■ **Source data**

────────────────────

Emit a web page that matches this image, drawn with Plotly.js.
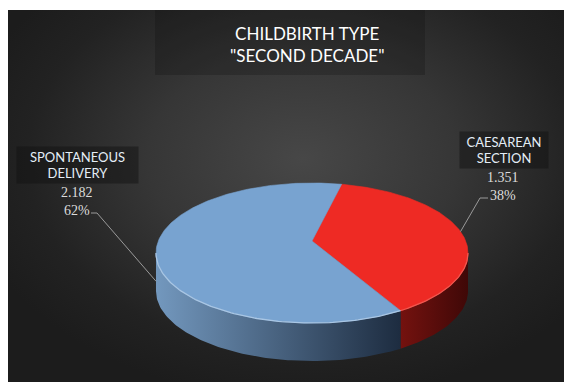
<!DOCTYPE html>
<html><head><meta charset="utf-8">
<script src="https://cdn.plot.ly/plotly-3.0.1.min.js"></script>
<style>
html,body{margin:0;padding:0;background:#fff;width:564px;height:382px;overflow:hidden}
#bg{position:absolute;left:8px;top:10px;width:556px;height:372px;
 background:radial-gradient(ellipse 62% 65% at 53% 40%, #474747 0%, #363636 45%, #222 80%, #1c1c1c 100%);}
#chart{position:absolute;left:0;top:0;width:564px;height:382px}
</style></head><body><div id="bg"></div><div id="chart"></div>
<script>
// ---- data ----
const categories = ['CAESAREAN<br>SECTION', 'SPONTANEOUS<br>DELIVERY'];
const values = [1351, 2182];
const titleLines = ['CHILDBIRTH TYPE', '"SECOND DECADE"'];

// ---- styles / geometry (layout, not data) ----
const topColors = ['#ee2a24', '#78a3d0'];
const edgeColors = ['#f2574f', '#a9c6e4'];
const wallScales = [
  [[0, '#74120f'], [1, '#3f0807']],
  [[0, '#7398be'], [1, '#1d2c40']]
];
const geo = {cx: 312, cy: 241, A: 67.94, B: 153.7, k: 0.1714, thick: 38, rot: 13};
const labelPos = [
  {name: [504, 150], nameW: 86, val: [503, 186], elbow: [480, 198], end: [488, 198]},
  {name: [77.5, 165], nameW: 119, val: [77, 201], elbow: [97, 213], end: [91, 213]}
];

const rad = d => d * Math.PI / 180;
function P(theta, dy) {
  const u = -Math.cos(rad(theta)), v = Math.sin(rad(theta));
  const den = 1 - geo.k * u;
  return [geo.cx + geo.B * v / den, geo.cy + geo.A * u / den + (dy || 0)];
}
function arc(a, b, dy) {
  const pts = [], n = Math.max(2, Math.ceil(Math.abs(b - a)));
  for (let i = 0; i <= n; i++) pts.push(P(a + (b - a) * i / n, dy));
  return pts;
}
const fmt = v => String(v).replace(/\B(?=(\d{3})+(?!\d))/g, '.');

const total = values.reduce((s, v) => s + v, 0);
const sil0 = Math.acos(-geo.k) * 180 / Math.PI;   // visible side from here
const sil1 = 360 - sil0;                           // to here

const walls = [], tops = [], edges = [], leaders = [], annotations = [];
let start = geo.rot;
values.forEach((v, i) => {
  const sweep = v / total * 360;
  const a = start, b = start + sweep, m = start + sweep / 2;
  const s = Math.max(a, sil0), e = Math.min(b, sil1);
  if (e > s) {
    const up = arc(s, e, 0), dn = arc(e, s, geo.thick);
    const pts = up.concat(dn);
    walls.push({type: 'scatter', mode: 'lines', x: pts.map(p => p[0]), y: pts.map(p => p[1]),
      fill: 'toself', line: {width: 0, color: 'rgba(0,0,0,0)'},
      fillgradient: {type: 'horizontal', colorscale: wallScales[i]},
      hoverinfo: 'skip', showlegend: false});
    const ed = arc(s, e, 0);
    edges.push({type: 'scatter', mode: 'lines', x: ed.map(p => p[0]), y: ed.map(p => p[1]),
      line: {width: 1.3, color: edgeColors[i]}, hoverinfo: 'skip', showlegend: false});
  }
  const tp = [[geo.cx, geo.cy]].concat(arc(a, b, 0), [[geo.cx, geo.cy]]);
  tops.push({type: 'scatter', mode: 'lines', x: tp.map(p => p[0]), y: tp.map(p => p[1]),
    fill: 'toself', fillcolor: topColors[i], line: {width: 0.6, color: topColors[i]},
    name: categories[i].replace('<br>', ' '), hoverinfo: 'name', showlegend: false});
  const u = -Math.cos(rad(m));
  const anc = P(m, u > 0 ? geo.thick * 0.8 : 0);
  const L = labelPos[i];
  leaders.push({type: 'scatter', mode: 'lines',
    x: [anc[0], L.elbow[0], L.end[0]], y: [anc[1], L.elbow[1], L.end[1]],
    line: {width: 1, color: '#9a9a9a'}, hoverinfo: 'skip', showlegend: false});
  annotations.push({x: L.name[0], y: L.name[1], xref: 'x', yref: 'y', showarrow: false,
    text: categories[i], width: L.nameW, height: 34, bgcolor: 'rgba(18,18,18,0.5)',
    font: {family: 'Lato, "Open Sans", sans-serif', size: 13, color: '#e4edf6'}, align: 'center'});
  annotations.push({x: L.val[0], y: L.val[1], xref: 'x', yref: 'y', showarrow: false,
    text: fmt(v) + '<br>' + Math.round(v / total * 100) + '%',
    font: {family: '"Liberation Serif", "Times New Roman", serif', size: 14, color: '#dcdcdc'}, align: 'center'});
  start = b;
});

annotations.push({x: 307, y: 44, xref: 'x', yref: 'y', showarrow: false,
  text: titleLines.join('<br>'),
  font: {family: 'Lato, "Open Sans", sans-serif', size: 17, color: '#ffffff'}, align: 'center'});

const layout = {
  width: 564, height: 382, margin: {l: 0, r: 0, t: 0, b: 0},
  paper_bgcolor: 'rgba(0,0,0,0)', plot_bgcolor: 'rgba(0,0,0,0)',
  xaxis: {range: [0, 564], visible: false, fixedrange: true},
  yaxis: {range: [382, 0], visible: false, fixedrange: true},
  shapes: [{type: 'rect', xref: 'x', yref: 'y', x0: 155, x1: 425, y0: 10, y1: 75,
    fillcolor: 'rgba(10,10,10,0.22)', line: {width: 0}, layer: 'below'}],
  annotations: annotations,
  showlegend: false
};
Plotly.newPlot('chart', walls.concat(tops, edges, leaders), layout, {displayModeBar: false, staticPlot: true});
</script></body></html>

────────────────────

■ **Aim**
Skip the pictures and restate exactly the lines from the beginning of the listing to the line with "const sil1 = 360", that line included.

■ **Reply**
Emit a web page that matches this image, drawn with Plotly.js.
<!DOCTYPE html>
<html><head><meta charset="utf-8">
<script src="https://cdn.plot.ly/plotly-3.0.1.min.js"></script>
<style>
html,body{margin:0;padding:0;background:#fff;width:564px;height:382px;overflow:hidden}
#bg{position:absolute;left:8px;top:10px;width:556px;height:372px;
 background:radial-gradient(ellipse 62% 65% at 53% 40%, #474747 0%, #363636 45%, #222 80%, #1c1c1c 100%);}
#chart{position:absolute;left:0;top:0;width:564px;height:382px}
</style></head><body><div id="bg"></div><div id="chart"></div>
<script>
// ---- data ----
const categories = ['CAESAREAN<br>SECTION', 'SPONTANEOUS<br>DELIVERY'];
const values = [1351, 2182];
const titleLines = ['CHILDBIRTH TYPE', '"SECOND DECADE"'];

// ---- styles / geometry (layout, not data) ----
const topColors = ['#ee2a24', '#78a3d0'];
const edgeColors = ['#f2574f', '#a9c6e4'];
const wallScales = [
  [[0, '#74120f'], [1, '#3f0807']],
  [[0, '#7398be'], [1, '#1d2c40']]
];
const geo = {cx: 312, cy: 241, A: 67.94, B: 153.7, k: 0.1714, thick: 38, rot: 13};
const labelPos = [
  {name: [504, 150], nameW: 86, val: [503, 186], elbow: [480, 198], end: [488, 198]},
  {name: [77.5, 165], nameW: 119, val: [77, 201], elbow: [97, 213], end: [91, 213]}
];

const rad = d => d * Math.PI / 180;
function P(theta, dy) {
  const u = -Math.cos(rad(theta)), v = Math.sin(rad(theta));
  const den = 1 - geo.k * u;
  return [geo.cx + geo.B * v / den, geo.cy + geo.A * u / den + (dy || 0)];
}
function arc(a, b, dy) {
  const pts = [], n = Math.max(2, Math.ceil(Math.abs(b - a)));
  for (let i = 0; i <= n; i++) pts.push(P(a + (b - a) * i / n, dy));
  return pts;
}
const fmt = v => String(v).replace(/\B(?=(\d{3})+(?!\d))/g, '.');

const total = values.reduce((s, v) => s + v, 0);
const sil0 = Math.acos(-geo.k) * 180 / Math.PI;   // visible side from here
const sil1 = 360 - sil0;                           // to here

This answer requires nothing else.